[Records with drawing code]

____________________

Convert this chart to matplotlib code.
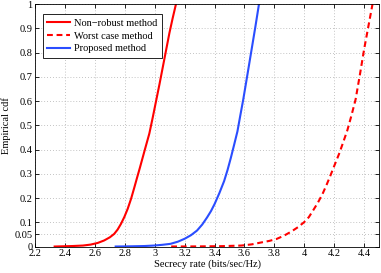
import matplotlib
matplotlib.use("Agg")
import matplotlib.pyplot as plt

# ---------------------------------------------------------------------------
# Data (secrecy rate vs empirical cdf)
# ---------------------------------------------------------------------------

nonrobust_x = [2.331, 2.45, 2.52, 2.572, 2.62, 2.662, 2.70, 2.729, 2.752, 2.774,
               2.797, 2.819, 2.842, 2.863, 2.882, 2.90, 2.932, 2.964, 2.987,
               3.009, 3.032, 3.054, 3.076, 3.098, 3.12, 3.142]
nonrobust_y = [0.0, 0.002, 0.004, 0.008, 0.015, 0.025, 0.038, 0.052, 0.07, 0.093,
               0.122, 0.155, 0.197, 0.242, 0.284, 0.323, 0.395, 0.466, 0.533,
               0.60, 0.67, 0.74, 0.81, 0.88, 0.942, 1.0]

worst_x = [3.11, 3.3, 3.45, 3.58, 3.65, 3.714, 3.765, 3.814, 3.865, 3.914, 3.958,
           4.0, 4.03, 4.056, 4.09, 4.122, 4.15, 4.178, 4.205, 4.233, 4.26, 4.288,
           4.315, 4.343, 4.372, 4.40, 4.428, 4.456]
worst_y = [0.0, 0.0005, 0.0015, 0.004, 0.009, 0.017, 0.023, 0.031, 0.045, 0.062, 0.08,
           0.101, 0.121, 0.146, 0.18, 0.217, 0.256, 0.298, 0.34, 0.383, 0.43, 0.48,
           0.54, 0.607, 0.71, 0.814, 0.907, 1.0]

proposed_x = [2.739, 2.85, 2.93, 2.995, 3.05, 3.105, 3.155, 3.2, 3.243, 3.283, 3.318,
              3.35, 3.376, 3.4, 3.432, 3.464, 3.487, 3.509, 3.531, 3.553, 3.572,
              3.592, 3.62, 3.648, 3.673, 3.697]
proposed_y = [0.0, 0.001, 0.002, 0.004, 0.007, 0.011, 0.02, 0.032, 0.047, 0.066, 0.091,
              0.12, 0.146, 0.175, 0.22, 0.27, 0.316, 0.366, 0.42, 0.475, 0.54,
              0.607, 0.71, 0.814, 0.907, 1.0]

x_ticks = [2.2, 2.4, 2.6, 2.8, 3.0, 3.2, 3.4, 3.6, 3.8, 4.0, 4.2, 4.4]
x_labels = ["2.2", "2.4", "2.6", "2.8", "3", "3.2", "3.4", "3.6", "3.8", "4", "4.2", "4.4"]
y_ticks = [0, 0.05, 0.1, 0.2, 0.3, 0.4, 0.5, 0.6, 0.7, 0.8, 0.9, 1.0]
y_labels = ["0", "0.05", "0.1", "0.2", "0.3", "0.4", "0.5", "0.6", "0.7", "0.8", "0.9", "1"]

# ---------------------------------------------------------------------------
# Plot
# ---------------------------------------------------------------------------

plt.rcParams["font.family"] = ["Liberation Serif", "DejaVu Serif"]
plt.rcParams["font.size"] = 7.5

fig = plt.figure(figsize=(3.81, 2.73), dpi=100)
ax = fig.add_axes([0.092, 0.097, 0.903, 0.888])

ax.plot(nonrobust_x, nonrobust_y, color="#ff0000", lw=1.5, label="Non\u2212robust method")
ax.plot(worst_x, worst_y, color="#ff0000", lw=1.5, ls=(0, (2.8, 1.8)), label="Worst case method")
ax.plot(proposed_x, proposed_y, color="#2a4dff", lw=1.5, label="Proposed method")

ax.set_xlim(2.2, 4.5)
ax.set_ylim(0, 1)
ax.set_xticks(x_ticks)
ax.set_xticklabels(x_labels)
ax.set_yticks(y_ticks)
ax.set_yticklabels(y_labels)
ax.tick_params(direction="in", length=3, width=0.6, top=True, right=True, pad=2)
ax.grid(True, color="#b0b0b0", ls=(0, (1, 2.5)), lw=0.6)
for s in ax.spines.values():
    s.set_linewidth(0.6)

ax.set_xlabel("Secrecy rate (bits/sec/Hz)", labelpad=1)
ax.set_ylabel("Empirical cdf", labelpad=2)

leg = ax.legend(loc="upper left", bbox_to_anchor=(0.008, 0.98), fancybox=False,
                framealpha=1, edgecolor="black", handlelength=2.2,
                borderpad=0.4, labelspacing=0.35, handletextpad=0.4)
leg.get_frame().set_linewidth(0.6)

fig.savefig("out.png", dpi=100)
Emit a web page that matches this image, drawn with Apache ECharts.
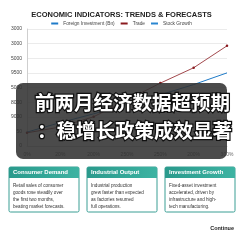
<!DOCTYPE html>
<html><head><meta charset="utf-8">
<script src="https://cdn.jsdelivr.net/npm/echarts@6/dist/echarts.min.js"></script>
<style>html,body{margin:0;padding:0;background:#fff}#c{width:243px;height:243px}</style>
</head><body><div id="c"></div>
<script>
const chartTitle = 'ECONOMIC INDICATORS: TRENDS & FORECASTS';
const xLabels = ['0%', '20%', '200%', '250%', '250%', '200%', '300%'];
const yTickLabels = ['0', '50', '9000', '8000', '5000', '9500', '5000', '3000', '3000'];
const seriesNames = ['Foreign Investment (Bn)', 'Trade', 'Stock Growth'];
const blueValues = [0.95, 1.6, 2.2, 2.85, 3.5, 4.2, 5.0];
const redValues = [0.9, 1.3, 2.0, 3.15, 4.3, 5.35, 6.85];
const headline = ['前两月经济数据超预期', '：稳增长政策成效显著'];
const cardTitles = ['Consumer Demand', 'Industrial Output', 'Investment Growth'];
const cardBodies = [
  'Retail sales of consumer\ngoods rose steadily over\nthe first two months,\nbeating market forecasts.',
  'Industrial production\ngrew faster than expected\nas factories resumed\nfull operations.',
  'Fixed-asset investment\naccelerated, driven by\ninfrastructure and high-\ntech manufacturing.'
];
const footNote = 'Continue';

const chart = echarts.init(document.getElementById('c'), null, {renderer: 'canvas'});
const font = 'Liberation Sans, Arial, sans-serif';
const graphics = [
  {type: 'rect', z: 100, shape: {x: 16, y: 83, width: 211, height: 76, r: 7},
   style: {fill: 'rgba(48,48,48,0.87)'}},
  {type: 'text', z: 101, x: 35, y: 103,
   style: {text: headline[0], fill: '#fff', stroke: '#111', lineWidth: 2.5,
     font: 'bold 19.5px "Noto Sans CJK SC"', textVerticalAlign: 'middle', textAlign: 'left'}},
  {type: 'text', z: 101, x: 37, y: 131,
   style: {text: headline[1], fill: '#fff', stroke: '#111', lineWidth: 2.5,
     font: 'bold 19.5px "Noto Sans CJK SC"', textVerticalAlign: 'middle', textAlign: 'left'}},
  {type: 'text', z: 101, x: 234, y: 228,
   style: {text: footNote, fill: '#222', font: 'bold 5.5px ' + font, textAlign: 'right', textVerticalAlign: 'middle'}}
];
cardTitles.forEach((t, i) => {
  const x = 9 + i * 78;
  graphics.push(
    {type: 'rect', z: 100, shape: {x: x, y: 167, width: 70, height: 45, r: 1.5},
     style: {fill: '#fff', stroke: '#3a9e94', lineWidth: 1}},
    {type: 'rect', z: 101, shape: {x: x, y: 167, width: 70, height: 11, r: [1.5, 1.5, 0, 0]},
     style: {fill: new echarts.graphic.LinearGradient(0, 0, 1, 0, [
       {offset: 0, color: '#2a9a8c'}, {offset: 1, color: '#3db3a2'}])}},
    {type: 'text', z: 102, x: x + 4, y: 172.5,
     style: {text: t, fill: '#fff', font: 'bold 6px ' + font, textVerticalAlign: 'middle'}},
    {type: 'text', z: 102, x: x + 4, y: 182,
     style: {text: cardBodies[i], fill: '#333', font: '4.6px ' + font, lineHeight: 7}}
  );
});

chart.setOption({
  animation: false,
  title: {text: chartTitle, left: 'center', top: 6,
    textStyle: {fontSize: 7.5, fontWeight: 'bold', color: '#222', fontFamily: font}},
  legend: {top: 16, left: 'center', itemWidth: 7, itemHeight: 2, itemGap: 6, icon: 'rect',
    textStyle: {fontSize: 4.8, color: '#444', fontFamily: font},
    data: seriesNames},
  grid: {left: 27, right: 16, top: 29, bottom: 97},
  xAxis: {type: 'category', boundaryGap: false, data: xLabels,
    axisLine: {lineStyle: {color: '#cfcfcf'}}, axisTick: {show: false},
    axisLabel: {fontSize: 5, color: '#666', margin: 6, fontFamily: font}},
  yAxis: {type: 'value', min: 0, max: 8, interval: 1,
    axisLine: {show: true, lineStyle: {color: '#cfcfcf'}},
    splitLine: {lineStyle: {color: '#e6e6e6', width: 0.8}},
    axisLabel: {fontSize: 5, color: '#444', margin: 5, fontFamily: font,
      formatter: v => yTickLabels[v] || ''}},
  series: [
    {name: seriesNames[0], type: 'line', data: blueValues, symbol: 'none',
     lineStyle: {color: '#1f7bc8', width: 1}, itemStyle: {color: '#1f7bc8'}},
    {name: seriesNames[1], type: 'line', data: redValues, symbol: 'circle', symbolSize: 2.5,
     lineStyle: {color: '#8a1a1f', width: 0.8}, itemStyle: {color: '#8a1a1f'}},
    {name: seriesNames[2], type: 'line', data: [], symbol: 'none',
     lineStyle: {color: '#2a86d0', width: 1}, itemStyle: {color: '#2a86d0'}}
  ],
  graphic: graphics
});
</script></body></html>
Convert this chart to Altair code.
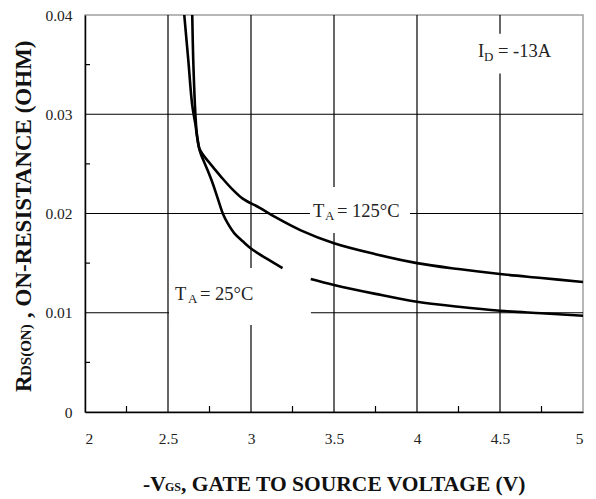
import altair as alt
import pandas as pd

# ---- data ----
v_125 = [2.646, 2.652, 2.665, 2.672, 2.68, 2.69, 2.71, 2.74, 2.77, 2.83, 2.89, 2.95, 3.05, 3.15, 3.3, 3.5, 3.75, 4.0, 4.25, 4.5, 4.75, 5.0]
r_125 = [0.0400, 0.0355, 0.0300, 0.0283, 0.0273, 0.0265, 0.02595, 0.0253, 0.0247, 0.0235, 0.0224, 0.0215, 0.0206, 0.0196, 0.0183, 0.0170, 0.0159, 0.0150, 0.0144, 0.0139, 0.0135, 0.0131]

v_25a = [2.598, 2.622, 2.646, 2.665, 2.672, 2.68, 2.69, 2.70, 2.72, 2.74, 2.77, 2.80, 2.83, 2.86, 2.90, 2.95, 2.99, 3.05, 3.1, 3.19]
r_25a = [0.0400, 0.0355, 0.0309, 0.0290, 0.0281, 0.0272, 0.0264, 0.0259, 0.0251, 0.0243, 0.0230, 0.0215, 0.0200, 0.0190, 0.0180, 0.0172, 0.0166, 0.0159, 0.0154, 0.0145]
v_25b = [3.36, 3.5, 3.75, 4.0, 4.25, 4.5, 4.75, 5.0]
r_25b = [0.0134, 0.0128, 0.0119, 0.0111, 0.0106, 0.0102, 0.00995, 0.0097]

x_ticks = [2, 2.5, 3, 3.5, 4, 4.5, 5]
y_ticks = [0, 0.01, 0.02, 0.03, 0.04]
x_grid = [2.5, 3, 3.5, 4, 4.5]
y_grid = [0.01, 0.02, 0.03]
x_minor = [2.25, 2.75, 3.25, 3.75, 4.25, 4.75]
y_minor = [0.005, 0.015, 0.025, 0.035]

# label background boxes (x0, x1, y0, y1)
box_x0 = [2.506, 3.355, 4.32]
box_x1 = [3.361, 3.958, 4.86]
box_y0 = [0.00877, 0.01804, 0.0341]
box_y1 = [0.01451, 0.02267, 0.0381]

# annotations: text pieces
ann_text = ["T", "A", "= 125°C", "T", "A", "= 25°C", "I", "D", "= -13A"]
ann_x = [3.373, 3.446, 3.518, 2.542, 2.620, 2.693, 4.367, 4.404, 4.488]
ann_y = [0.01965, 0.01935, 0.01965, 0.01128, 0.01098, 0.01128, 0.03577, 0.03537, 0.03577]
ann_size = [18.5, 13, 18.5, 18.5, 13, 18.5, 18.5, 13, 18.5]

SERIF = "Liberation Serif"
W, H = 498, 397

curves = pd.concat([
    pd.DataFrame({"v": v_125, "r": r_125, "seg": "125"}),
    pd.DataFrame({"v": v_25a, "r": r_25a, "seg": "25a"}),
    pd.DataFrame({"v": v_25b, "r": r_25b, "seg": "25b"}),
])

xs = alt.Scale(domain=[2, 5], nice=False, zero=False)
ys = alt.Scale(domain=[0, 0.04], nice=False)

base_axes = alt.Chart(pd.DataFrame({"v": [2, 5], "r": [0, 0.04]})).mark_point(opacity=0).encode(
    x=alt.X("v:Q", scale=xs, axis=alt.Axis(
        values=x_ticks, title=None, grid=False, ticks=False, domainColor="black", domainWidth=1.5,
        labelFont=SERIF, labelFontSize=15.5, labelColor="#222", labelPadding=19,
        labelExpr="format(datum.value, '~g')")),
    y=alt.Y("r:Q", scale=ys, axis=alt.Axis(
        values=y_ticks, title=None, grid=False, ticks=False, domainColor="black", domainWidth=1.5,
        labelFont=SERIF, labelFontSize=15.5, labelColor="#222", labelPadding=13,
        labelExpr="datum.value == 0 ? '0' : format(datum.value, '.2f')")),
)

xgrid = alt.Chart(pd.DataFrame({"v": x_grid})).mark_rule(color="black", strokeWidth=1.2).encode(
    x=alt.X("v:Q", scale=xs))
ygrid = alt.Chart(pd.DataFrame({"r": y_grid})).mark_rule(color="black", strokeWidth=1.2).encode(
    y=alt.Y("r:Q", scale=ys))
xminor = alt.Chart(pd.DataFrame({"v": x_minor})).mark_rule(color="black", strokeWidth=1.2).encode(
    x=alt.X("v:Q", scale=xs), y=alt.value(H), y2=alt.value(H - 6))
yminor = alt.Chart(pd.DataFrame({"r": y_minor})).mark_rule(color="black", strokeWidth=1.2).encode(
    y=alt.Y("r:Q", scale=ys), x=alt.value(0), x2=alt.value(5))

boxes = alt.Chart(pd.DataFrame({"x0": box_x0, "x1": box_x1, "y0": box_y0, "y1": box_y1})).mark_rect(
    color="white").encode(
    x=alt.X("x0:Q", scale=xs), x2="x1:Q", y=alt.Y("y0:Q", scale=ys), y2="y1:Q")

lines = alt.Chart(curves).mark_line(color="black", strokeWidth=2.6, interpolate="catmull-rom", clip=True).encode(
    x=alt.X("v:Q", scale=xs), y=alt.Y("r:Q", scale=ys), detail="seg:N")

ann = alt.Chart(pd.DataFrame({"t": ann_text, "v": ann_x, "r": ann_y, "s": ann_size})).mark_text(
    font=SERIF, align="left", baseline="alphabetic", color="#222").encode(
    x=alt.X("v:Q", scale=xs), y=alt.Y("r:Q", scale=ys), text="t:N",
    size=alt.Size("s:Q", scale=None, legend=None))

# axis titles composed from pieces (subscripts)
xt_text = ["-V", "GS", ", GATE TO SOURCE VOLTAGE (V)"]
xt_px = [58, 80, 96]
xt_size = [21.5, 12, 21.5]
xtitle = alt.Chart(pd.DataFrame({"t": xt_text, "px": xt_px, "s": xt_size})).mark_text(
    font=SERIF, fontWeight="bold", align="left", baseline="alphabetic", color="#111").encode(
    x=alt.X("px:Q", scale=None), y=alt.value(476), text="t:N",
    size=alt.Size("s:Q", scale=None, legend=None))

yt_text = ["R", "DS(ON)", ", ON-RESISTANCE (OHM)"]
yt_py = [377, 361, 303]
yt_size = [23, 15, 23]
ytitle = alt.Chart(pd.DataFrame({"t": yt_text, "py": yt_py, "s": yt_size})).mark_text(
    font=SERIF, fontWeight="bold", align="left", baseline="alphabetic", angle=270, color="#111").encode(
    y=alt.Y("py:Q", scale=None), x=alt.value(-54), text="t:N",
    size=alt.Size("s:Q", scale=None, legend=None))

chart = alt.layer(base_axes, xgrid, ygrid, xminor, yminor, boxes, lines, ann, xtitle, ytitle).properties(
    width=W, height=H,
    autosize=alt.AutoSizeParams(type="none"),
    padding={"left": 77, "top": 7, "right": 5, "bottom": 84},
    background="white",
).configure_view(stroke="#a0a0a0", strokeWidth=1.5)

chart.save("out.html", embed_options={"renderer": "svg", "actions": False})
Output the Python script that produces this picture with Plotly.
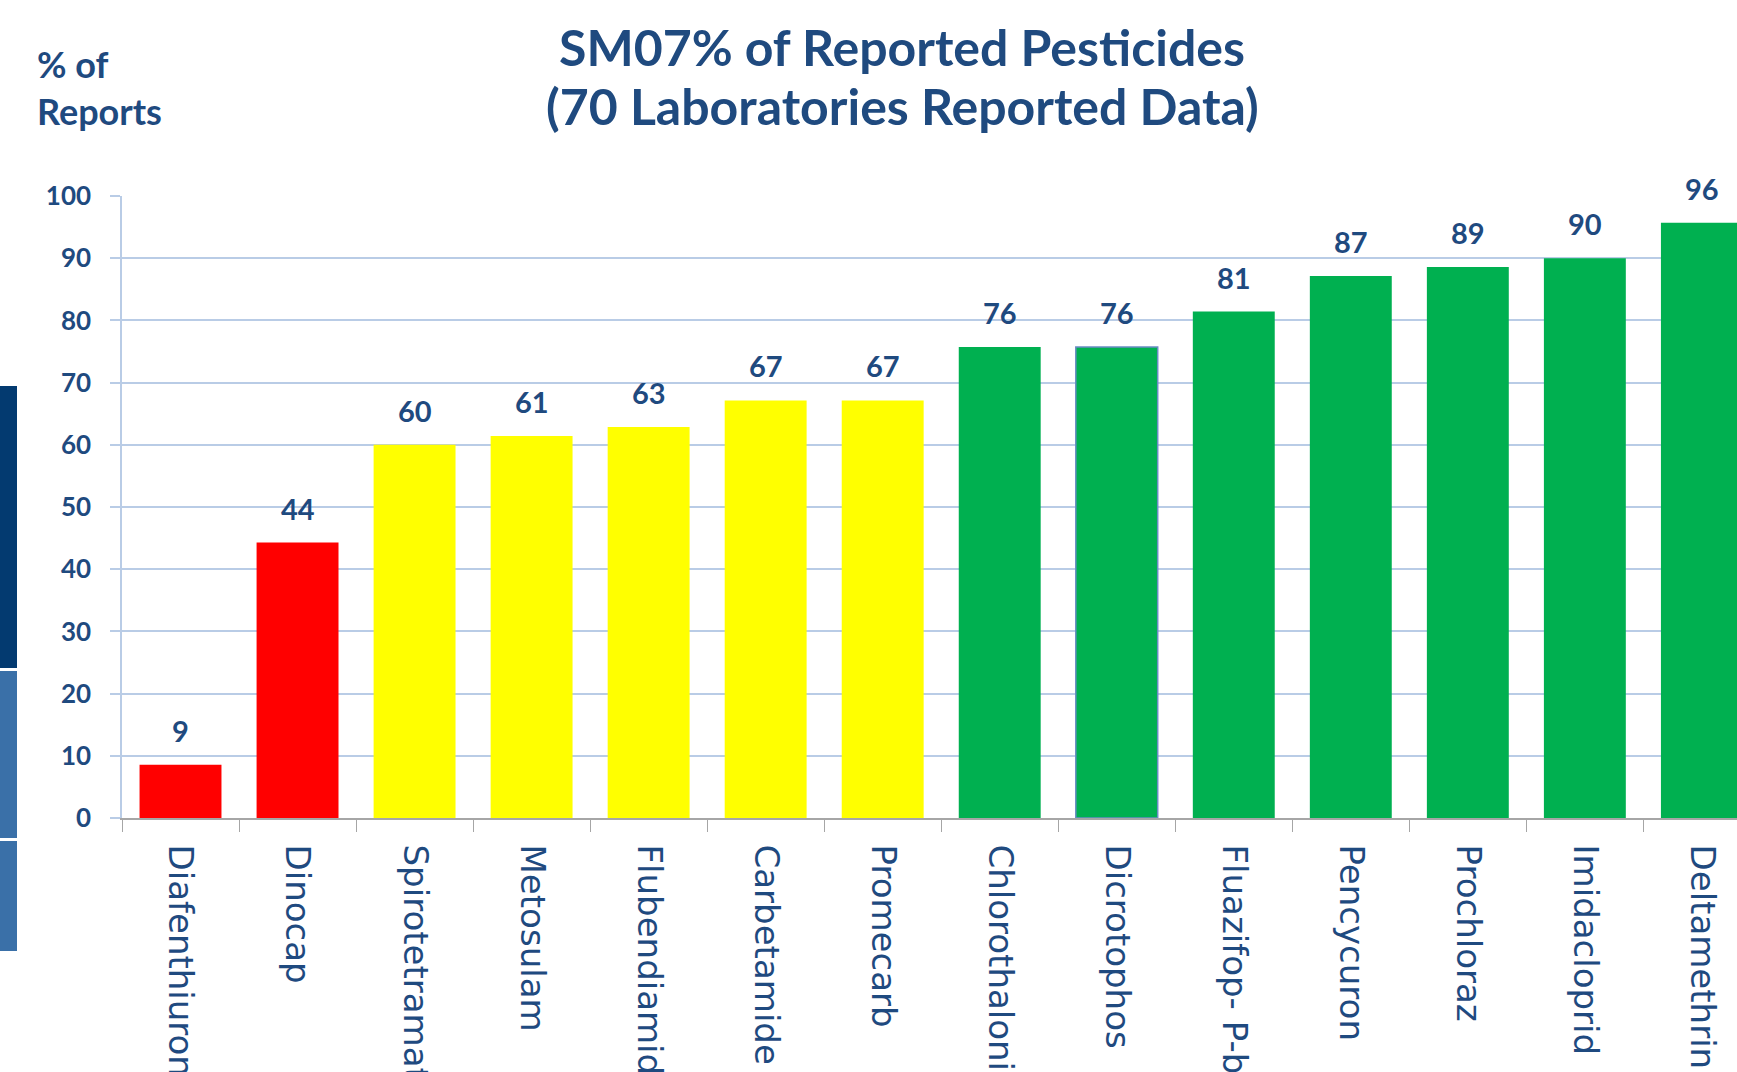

____________________

-- Directive --
Repeat exactly and only the lines from the start of the data above through the line that holds "ax = fig.add_axes([0.092, 0.097, 0.903, 0.888])", inclusive. Pictures do not belong in the copy.

-- Correct answer --
Convert this chart to matplotlib code.
import matplotlib
matplotlib.use("Agg")
import matplotlib.pyplot as plt

# ---------------------------------------------------------------------------
# Data (secrecy rate vs empirical cdf)
# ---------------------------------------------------------------------------

nonrobust_x = [2.331, 2.45, 2.52, 2.572, 2.62, 2.662, 2.70, 2.729, 2.752, 2.774,
               2.797, 2.819, 2.842, 2.863, 2.882, 2.90, 2.932, 2.964, 2.987,
               3.009, 3.032, 3.054, 3.076, 3.098, 3.12, 3.142]
nonrobust_y = [0.0, 0.002, 0.004, 0.008, 0.015, 0.025, 0.038, 0.052, 0.07, 0.093,
               0.122, 0.155, 0.197, 0.242, 0.284, 0.323, 0.395, 0.466, 0.533,
               0.60, 0.67, 0.74, 0.81, 0.88, 0.942, 1.0]

worst_x = [3.11, 3.3, 3.45, 3.58, 3.65, 3.714, 3.765, 3.814, 3.865, 3.914, 3.958,
           4.0, 4.03, 4.056, 4.09, 4.122, 4.15, 4.178, 4.205, 4.233, 4.26, 4.288,
           4.315, 4.343, 4.372, 4.40, 4.428, 4.456]
worst_y = [0.0, 0.0005, 0.0015, 0.004, 0.009, 0.017, 0.023, 0.031, 0.045, 0.062, 0.08,
           0.101, 0.121, 0.146, 0.18, 0.217, 0.256, 0.298, 0.34, 0.383, 0.43, 0.48,
           0.54, 0.607, 0.71, 0.814, 0.907, 1.0]

proposed_x = [2.739, 2.85, 2.93, 2.995, 3.05, 3.105, 3.155, 3.2, 3.243, 3.283, 3.318,
              3.35, 3.376, 3.4, 3.432, 3.464, 3.487, 3.509, 3.531, 3.553, 3.572,
              3.592, 3.62, 3.648, 3.673, 3.697]
proposed_y = [0.0, 0.001, 0.002, 0.004, 0.007, 0.011, 0.02, 0.032, 0.047, 0.066, 0.091,
              0.12, 0.146, 0.175, 0.22, 0.27, 0.316, 0.366, 0.42, 0.475, 0.54,
              0.607, 0.71, 0.814, 0.907, 1.0]

x_ticks = [2.2, 2.4, 2.6, 2.8, 3.0, 3.2, 3.4, 3.6, 3.8, 4.0, 4.2, 4.4]
x_labels = ["2.2", "2.4", "2.6", "2.8", "3", "3.2", "3.4", "3.6", "3.8", "4", "4.2", "4.4"]
y_ticks = [0, 0.05, 0.1, 0.2, 0.3, 0.4, 0.5, 0.6, 0.7, 0.8, 0.9, 1.0]
y_labels = ["0", "0.05", "0.1", "0.2", "0.3", "0.4", "0.5", "0.6", "0.7", "0.8", "0.9", "1"]

# ---------------------------------------------------------------------------
# Plot
# ---------------------------------------------------------------------------

plt.rcParams["font.family"] = ["Liberation Serif", "DejaVu Serif"]
plt.rcParams["font.size"] = 7.5

fig = plt.figure(figsize=(3.81, 2.73), dpi=100)
ax = fig.add_axes([0.092, 0.097, 0.903, 0.888])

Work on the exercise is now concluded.